Blind Willie Davis (c. 1890s – 1930s) was an American blind gospel blues singer who recorded in the 1920s.

Davis recorded six sides for Paramount Records in 1928 and 1929. He sang solo and played slide guitar in a blues influenced style similar to that of Blind Willie Johnson. His material was strictly religious in nature and relied on reworkings of traditional hymns such as "Rock of Ages". He is noted for his versions of "When the Saints Go Marching In" and "I've Got a Key to the Kingdom", a song previously recorded by Washington Phillips and Bessie Johnson. Davis' version is radically reworked and stripped down to a powerful but simple slide guitar riff repeated at a fast tempo with the lyrics reduced to a basic chorus and apparently improvised lyrics. He sang in an emotional and somewhat slurred voice. Davis' other songs are of a similar nature although at a somewhat slower tempo and less intense pace.

Davis is a mysterious figure about whom little is known.
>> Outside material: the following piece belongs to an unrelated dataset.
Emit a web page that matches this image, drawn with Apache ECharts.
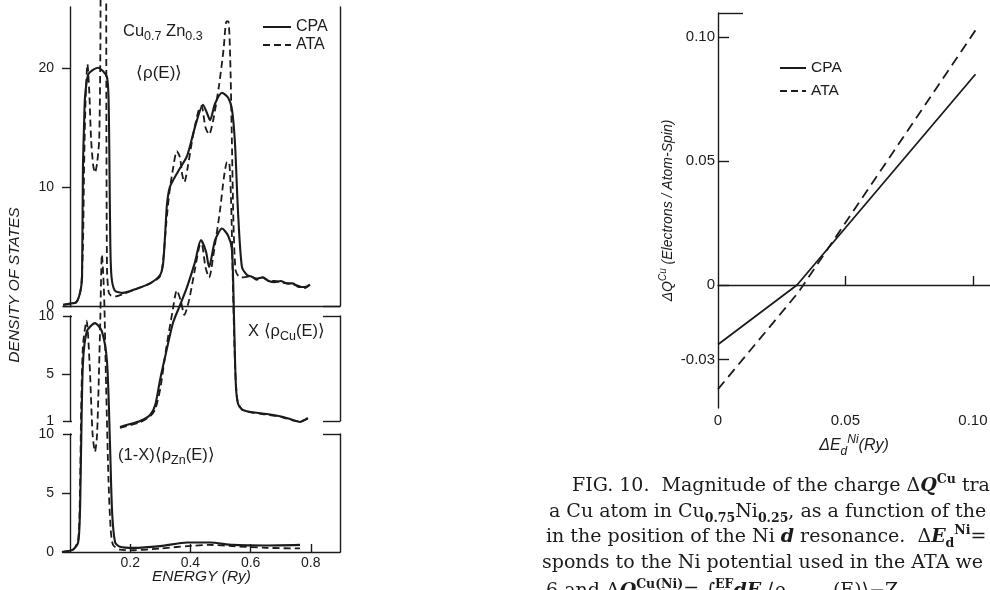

Research done by Gayle Dean Wardlow in 1966 named his home as Bude, Mississippi, a small town in the southwest of the state. He reportedly was reluctant to record fearing he would be required to play secular material. He did not record again and his subsequent whereabouts and death are unknown. No photos of him are known to exist.

Davis' complete recorded works are available on Document Records.